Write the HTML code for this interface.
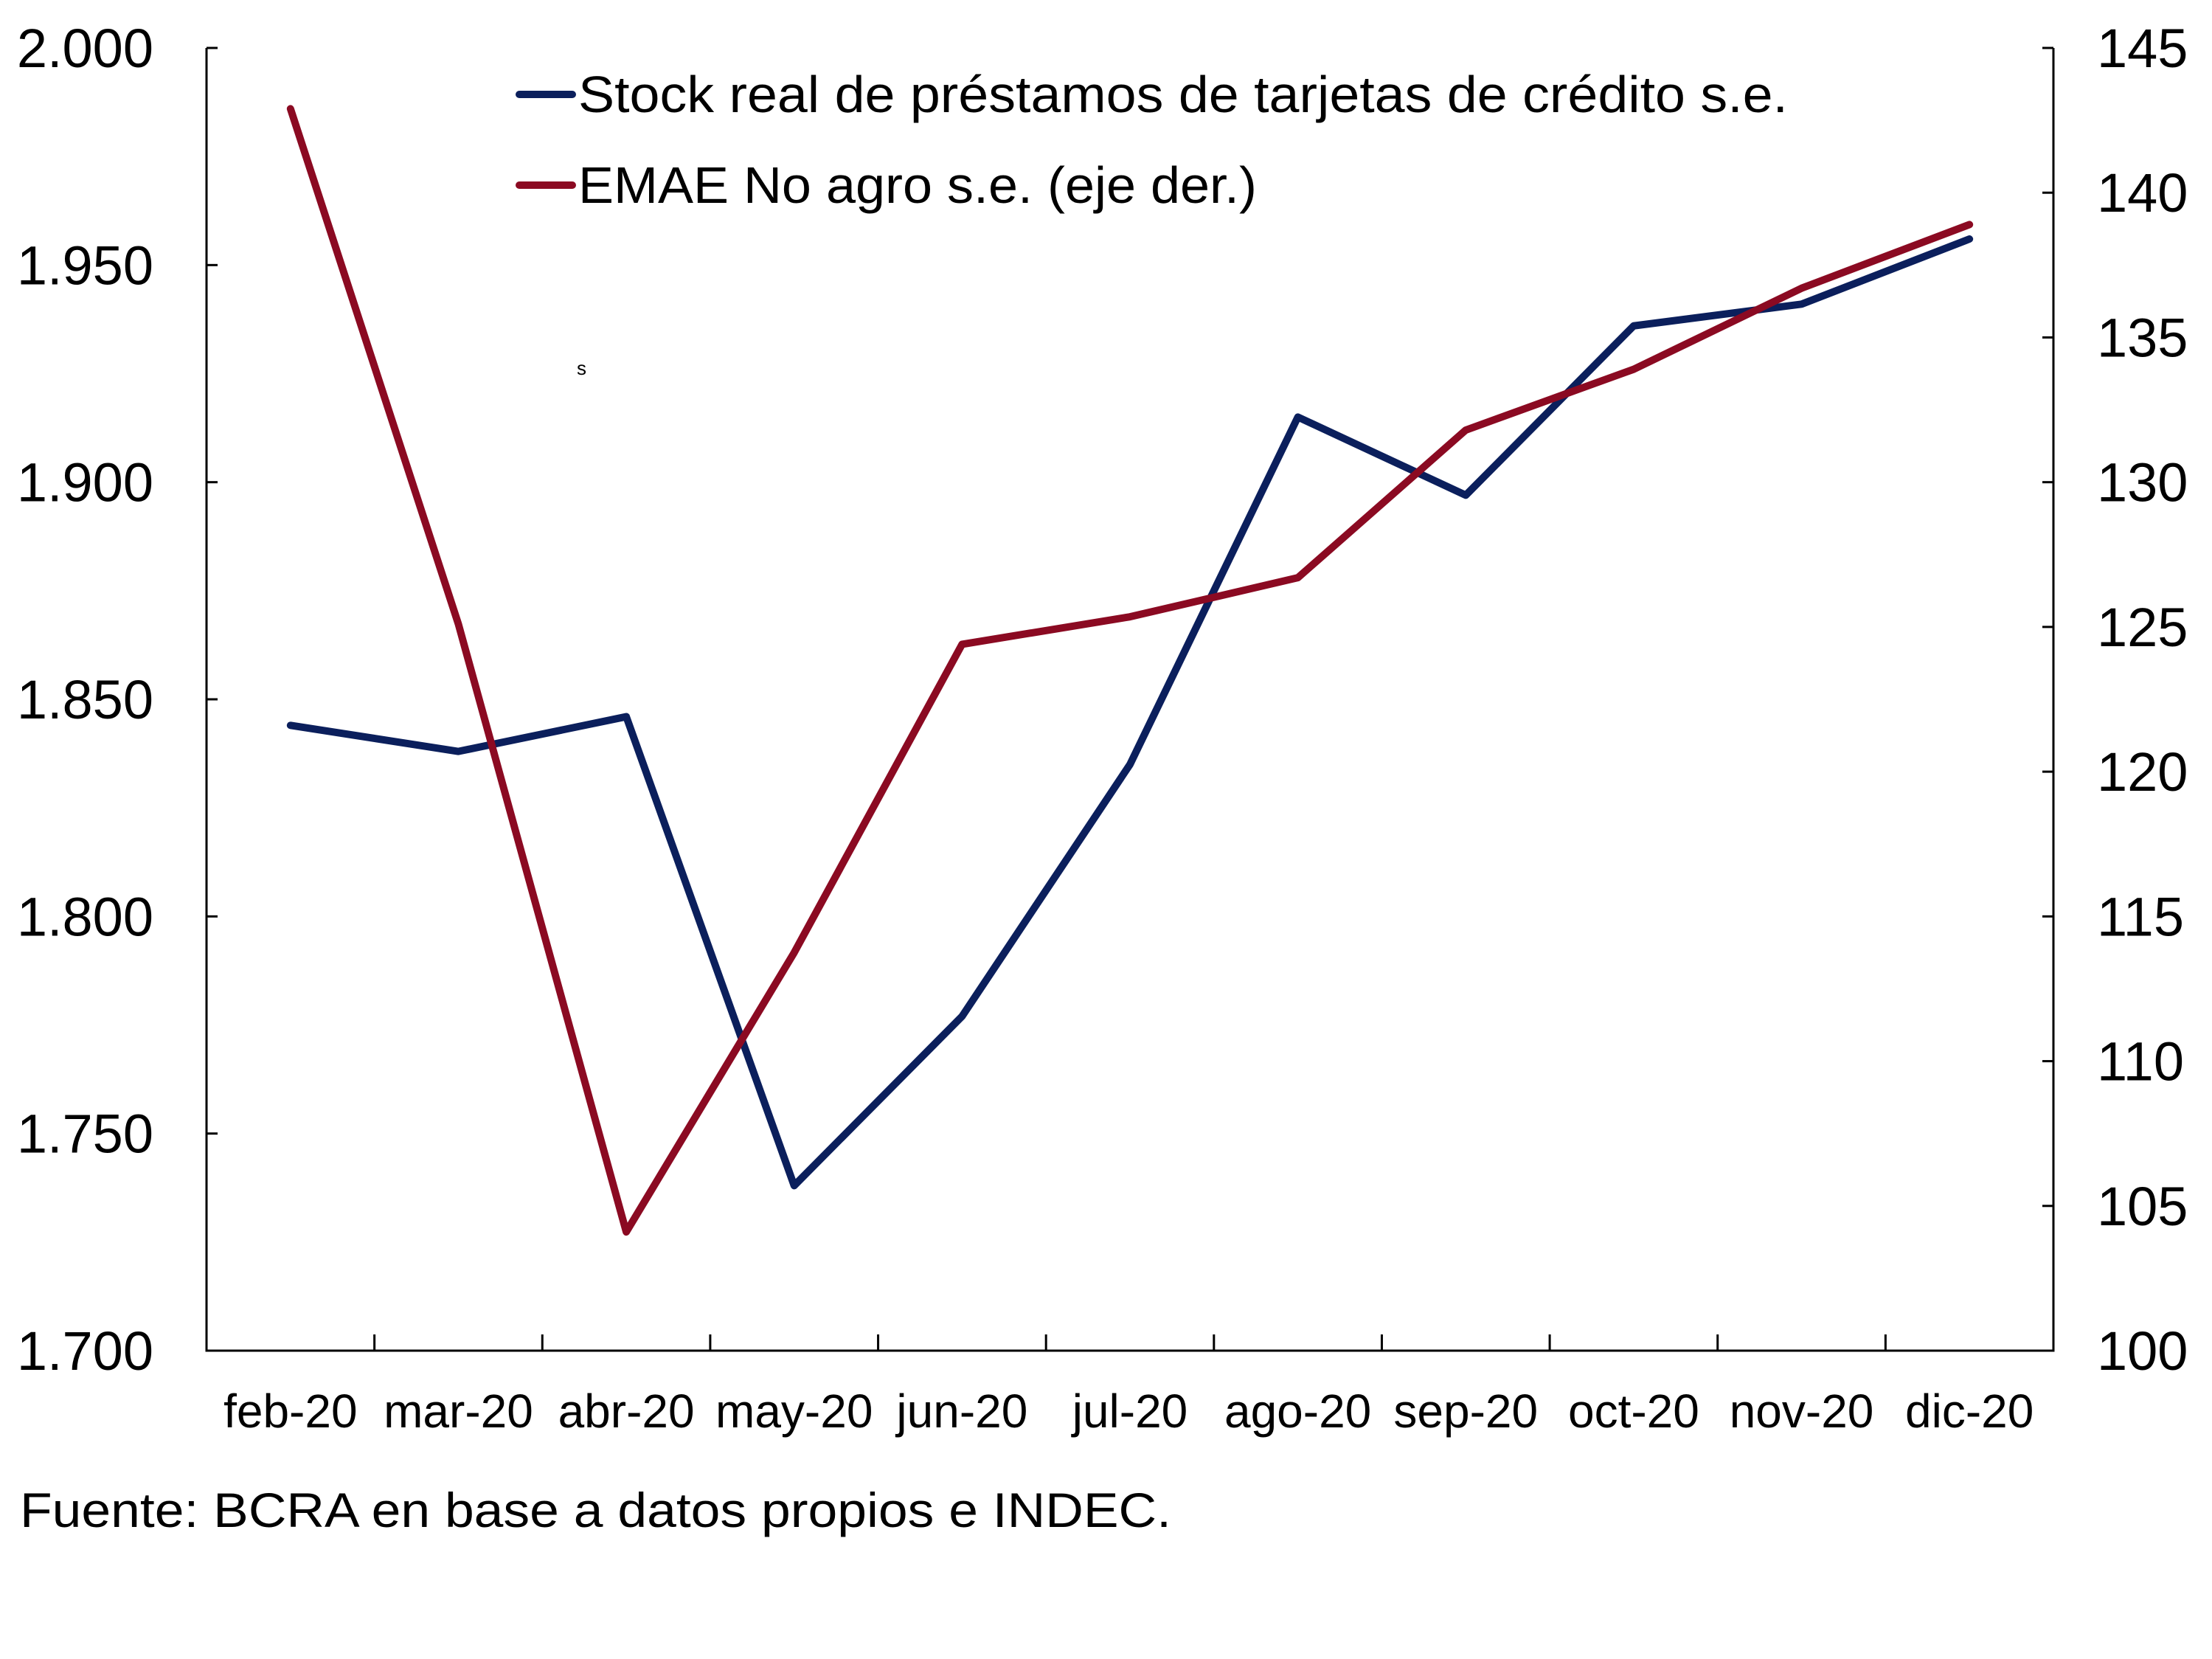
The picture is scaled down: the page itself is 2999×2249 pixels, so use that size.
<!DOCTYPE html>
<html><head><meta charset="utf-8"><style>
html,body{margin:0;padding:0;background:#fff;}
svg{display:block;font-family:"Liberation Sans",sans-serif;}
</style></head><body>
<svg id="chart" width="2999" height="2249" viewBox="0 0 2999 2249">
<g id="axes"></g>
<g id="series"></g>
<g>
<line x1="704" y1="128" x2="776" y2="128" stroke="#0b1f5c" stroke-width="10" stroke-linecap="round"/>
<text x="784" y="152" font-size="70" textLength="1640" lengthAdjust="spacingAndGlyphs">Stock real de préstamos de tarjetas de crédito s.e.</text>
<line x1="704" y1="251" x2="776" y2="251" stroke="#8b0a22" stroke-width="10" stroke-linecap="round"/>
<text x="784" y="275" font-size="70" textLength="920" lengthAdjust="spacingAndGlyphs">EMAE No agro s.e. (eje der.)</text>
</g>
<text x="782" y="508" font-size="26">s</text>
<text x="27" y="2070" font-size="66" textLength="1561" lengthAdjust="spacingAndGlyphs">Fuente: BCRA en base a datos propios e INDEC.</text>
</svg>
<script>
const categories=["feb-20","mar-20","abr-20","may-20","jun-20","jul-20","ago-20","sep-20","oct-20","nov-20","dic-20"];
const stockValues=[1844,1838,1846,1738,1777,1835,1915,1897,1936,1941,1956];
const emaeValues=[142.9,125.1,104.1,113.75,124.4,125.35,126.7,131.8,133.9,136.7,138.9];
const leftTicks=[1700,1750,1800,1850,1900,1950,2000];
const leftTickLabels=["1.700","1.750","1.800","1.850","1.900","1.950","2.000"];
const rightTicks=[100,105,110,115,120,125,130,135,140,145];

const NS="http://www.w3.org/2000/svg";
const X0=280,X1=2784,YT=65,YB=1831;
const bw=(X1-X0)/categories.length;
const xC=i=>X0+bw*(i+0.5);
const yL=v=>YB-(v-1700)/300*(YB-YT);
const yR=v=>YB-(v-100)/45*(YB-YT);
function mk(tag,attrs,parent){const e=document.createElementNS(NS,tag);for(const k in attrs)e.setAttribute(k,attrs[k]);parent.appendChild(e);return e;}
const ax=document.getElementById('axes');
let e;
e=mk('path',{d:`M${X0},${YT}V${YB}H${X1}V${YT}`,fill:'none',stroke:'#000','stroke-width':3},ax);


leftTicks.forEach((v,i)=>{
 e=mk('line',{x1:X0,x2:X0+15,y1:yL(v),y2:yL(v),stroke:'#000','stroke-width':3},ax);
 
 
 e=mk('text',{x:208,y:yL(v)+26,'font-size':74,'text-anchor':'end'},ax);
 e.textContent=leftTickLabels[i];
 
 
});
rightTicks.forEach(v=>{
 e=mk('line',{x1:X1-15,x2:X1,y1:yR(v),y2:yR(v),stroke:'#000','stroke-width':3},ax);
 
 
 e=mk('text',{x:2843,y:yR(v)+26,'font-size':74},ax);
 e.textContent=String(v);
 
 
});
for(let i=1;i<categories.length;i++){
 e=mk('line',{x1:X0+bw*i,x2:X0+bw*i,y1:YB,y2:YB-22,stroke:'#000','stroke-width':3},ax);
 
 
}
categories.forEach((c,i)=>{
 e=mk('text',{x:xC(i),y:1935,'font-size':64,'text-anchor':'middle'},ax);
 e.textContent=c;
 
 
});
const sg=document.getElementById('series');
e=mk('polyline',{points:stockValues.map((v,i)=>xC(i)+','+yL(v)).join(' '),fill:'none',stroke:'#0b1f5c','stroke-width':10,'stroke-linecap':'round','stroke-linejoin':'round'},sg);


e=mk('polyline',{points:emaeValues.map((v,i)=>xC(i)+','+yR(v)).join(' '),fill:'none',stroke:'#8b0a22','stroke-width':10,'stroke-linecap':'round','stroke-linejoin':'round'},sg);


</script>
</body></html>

——————————

Written request: Identify and list each line with the word "size".

Answer to this exercise:
The picture is scaled down: the page itself is 2999×2249 pixels, so use that size.
<text x="784" y="152" font-size="70" textLength="1640" lengthAdjust="spacingAndGlyphs">Stock real de préstamos de tarjetas de crédito s.e.</text>
<text x="784" y="275" font-size="70" textLength="920" lengthAdjust="spacingAndGlyphs">EMAE No agro s.e. (eje der.)</text>
<text x="782" y="508" font-size="26">s</text>
<text x="27" y="2070" font-size="66" textLength="1561" lengthAdjust="spacingAndGlyphs">Fuente: BCRA en base a datos propios e INDEC.</text>
 e=mk('text',{x:208,y:yL(v)+26,'font-size':74,'text-anchor':'end'},ax);
 e=mk('text',{x:2843,y:yR(v)+26,'font-size':74},ax);
 e=mk('text',{x:xC(i),y:1935,'font-size':64,'text-anchor':'middle'},ax);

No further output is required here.